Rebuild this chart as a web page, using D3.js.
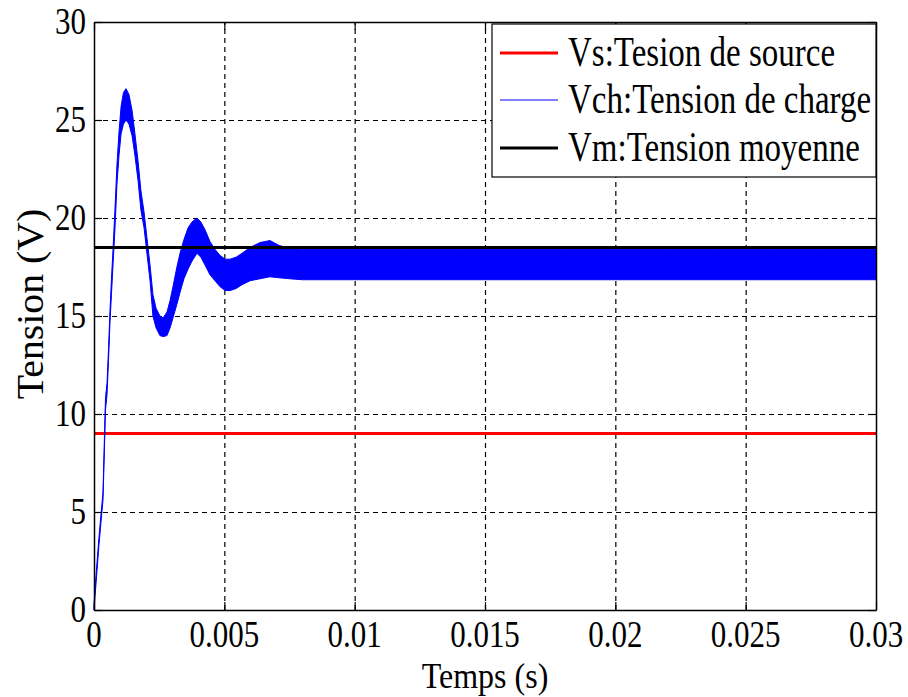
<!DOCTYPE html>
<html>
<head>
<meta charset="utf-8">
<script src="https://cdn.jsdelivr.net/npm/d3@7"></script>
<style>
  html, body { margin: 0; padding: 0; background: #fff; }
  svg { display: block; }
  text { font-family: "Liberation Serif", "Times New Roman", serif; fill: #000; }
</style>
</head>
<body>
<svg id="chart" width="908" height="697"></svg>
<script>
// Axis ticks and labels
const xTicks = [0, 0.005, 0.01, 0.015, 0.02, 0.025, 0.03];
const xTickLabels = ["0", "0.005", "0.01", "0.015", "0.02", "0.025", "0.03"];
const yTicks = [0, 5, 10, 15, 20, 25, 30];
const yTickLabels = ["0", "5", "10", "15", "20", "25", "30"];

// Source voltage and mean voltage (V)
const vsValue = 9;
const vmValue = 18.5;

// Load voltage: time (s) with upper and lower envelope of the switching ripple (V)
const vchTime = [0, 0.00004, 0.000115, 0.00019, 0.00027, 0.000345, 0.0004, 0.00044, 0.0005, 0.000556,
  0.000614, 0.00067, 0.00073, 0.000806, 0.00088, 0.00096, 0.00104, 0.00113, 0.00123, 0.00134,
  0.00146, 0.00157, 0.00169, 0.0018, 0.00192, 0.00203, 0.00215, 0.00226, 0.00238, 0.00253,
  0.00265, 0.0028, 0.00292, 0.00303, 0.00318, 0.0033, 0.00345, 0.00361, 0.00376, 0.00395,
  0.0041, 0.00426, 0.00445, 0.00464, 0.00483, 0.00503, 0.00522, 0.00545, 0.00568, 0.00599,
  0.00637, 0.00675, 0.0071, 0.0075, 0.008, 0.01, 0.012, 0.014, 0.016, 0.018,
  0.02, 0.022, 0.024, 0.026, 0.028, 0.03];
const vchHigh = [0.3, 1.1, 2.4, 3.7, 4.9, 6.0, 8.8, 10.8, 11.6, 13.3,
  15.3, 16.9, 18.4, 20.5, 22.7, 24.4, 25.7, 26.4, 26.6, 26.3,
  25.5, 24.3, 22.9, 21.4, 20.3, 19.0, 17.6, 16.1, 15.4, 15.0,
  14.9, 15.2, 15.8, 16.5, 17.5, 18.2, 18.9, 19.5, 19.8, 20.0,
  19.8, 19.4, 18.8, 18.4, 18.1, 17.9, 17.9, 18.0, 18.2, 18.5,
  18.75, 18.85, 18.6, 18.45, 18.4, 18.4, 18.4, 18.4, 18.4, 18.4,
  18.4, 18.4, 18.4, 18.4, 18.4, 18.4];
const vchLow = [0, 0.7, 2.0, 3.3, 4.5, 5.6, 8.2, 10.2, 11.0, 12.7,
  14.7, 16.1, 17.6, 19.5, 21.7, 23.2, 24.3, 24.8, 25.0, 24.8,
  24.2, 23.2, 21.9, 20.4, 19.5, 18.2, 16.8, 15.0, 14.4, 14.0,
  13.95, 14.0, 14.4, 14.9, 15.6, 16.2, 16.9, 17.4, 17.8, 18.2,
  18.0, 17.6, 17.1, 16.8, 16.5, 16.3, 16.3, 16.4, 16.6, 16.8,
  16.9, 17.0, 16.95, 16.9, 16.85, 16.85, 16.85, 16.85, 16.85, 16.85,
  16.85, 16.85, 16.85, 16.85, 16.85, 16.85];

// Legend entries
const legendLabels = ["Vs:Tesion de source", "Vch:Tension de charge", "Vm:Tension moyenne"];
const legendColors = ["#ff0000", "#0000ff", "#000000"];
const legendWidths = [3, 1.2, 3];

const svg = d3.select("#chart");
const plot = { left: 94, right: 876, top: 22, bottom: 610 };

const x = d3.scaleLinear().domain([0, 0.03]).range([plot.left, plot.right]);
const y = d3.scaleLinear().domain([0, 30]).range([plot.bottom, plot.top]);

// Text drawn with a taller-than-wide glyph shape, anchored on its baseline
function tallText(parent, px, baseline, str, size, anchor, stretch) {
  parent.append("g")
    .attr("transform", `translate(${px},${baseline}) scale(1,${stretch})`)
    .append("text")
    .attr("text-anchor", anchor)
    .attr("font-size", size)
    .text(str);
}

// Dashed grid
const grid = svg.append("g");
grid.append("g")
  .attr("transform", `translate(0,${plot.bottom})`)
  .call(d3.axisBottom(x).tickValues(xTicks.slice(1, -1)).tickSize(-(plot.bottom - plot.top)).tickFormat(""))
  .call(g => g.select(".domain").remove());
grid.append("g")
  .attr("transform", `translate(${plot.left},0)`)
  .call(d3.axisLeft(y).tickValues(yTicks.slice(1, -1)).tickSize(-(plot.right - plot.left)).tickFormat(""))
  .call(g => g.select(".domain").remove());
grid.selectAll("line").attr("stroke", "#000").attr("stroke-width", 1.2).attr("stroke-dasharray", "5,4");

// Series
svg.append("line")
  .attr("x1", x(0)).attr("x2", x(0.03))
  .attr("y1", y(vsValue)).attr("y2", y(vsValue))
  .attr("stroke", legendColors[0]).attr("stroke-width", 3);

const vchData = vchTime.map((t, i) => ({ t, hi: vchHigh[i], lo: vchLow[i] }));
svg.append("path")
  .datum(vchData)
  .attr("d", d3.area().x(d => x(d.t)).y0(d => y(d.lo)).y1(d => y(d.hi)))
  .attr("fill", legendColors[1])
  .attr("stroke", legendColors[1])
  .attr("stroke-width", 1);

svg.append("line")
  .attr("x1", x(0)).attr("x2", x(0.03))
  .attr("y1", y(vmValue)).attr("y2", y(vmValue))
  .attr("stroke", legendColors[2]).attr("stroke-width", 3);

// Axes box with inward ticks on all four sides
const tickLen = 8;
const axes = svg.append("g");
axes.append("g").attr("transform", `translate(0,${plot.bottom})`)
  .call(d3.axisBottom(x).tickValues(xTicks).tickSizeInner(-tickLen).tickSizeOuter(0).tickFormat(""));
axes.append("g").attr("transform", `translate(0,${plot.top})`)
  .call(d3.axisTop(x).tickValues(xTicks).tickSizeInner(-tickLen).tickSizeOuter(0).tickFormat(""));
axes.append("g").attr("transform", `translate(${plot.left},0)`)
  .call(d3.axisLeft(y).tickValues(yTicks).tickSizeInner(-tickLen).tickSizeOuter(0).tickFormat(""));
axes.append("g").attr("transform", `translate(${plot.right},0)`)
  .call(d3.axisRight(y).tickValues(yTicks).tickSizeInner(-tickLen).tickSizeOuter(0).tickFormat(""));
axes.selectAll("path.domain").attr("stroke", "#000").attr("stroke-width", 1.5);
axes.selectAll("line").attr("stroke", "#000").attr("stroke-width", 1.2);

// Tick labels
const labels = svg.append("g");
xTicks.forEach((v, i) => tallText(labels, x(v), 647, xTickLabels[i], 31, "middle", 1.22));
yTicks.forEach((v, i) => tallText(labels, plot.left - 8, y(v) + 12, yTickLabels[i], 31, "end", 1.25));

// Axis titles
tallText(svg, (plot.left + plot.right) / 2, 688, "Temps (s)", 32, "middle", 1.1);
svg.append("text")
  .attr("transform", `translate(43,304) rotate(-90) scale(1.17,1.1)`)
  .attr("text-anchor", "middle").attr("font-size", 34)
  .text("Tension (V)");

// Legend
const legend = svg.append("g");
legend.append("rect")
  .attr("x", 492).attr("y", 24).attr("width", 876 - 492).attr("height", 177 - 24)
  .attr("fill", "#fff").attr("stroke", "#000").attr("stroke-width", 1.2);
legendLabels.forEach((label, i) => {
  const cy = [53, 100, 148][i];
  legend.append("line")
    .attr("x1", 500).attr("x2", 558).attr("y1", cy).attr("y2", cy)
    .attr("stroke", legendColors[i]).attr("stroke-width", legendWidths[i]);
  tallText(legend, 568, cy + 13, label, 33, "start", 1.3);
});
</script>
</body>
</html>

****

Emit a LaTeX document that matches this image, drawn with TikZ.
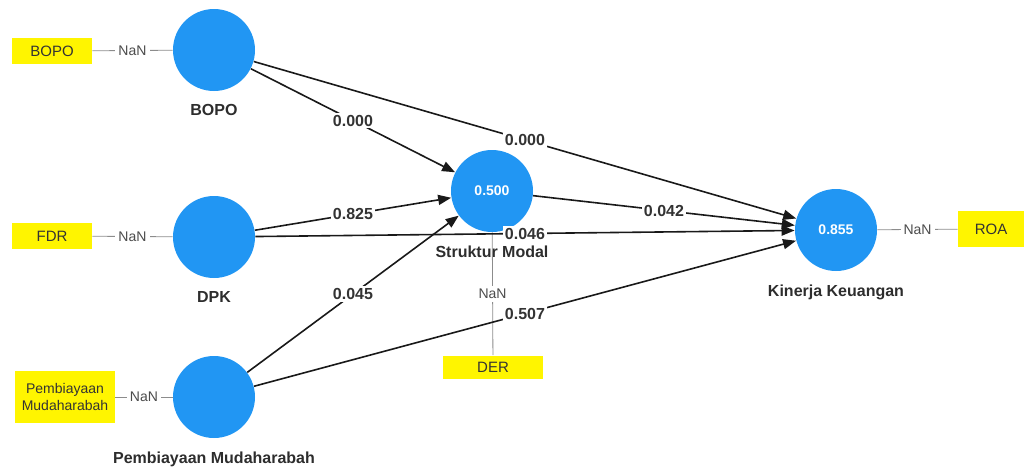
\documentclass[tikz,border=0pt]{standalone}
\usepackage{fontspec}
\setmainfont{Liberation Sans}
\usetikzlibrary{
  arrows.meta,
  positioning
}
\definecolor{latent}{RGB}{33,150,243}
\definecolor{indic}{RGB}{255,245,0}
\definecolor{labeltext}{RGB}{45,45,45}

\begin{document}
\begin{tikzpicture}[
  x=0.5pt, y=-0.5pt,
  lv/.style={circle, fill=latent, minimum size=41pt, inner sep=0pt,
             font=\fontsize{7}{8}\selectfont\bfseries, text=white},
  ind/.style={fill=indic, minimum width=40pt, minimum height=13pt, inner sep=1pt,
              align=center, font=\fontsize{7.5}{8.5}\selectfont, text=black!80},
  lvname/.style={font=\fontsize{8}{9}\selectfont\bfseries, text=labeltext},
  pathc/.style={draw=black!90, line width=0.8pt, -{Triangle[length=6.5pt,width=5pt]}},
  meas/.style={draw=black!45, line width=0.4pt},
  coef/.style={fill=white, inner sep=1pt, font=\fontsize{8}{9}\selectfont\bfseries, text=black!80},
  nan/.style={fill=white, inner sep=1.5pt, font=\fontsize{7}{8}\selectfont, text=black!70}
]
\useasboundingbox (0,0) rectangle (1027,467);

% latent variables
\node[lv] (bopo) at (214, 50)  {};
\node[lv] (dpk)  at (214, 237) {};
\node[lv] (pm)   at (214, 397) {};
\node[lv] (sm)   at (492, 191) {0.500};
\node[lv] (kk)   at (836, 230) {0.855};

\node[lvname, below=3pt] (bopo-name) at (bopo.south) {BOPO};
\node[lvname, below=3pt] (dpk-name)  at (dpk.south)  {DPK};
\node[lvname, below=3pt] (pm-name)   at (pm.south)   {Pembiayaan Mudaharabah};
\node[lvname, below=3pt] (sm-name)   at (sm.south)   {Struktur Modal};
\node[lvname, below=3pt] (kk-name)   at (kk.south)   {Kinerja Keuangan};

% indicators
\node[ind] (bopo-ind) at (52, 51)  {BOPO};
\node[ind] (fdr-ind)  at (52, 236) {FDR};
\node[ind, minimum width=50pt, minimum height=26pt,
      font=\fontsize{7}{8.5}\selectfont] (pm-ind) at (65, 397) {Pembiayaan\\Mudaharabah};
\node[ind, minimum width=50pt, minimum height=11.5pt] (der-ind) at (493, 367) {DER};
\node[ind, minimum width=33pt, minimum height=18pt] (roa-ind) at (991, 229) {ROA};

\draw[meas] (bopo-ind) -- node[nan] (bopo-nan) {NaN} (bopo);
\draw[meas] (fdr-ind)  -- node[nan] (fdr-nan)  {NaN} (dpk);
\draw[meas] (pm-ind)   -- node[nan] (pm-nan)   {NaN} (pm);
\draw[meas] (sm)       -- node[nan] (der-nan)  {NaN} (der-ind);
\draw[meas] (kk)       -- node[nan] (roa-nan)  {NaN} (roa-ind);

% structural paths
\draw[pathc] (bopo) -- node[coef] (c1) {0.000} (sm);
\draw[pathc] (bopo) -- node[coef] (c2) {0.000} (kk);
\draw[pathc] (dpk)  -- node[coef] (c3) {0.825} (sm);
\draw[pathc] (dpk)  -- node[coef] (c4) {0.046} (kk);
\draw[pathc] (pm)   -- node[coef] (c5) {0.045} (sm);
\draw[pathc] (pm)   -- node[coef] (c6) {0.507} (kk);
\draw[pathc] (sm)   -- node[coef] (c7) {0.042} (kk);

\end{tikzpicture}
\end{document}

****

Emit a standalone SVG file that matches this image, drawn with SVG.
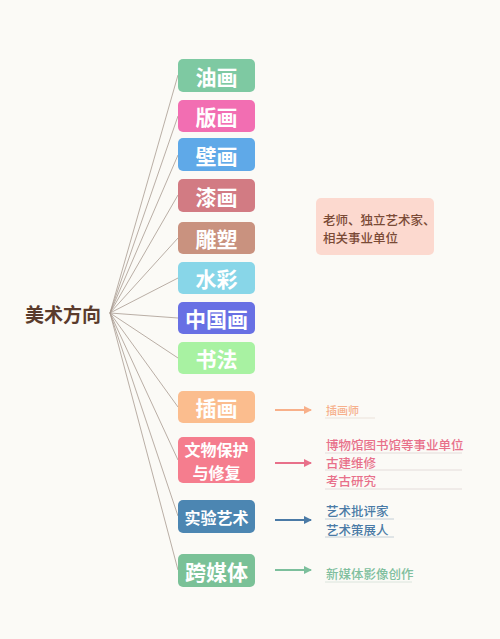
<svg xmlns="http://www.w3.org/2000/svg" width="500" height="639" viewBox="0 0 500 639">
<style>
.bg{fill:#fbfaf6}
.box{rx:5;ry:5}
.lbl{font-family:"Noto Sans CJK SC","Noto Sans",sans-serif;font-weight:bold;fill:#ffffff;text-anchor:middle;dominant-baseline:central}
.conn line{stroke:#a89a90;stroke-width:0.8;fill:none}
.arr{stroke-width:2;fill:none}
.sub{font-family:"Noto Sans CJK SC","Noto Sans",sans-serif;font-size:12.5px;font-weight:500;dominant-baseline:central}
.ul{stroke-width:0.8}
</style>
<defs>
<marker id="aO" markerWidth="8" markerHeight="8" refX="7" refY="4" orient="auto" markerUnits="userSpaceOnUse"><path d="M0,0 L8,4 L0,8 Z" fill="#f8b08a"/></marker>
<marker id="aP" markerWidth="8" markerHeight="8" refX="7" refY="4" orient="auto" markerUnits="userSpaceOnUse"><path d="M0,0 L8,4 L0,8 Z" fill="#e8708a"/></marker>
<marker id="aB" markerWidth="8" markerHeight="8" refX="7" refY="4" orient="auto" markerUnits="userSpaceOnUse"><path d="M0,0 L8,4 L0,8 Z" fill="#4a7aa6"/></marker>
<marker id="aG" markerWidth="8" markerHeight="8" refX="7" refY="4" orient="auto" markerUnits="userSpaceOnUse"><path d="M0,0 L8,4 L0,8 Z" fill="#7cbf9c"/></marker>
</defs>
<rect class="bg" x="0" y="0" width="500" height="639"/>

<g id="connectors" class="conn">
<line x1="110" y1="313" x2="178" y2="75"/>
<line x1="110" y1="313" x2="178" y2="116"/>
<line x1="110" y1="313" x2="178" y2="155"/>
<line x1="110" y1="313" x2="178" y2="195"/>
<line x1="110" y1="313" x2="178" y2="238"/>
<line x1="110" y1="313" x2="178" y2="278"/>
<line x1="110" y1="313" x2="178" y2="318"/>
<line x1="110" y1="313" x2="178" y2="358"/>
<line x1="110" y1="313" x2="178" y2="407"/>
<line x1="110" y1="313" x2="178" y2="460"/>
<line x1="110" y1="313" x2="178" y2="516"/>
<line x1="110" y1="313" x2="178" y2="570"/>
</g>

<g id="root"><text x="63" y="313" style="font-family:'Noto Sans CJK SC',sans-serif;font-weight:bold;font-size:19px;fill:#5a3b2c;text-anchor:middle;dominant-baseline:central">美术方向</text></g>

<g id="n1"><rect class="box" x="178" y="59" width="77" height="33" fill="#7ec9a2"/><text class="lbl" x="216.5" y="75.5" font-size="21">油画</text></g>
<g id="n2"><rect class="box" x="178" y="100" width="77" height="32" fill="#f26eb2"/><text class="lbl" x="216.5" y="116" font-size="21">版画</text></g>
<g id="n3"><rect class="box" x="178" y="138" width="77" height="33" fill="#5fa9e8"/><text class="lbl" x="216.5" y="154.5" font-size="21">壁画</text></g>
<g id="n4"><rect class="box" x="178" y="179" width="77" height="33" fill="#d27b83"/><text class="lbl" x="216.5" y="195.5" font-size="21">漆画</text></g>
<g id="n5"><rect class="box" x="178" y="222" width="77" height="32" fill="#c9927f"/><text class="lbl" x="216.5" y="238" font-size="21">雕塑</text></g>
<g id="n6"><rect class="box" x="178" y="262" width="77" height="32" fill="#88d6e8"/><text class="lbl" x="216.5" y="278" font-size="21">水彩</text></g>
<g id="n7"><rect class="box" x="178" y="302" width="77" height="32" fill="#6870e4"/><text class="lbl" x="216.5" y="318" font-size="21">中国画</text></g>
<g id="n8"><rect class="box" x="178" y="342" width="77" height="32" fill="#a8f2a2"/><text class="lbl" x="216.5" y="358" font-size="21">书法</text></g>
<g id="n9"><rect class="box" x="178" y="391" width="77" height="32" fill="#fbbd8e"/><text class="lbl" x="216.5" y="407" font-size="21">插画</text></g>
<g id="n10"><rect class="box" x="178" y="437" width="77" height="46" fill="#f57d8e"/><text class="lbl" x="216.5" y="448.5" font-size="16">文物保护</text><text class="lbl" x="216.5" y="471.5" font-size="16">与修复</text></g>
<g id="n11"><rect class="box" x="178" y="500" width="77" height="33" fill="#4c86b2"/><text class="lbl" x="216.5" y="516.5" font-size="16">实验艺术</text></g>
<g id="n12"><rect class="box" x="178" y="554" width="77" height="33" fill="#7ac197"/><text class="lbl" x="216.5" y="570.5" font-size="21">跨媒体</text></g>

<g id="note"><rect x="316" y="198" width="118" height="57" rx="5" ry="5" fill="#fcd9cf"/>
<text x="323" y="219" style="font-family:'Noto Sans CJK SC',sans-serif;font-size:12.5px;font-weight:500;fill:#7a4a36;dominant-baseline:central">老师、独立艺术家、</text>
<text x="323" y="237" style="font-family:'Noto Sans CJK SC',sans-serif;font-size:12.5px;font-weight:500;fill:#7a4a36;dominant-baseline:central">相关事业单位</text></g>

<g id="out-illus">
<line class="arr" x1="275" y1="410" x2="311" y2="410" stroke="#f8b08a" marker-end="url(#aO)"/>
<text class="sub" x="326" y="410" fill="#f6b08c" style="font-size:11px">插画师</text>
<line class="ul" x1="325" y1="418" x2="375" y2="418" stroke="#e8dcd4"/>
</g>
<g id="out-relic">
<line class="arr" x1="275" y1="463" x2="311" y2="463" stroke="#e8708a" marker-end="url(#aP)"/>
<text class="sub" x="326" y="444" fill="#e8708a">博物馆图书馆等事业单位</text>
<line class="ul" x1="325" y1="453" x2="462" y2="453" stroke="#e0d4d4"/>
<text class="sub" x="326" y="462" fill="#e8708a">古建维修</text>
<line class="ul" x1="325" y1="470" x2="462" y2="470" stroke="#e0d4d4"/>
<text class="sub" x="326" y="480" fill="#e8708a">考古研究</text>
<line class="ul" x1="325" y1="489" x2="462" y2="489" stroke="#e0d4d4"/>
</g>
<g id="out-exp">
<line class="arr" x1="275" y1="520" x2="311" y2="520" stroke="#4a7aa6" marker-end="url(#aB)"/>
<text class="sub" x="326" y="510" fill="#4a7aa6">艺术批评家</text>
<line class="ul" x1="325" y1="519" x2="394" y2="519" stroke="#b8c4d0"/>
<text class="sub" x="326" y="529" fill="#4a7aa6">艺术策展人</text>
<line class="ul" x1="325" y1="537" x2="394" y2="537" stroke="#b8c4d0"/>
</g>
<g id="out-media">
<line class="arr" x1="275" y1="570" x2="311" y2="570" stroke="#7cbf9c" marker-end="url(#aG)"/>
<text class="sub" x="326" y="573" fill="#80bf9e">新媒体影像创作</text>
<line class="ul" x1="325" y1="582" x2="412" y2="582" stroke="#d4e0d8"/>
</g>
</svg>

****

- Job
Copy each line containing the word "image" from the data.

- Solution below
Emit a LaTeX document that matches this image, drawn with TikZ.
Emit a standalone SVG file that matches this image, drawn with SVG.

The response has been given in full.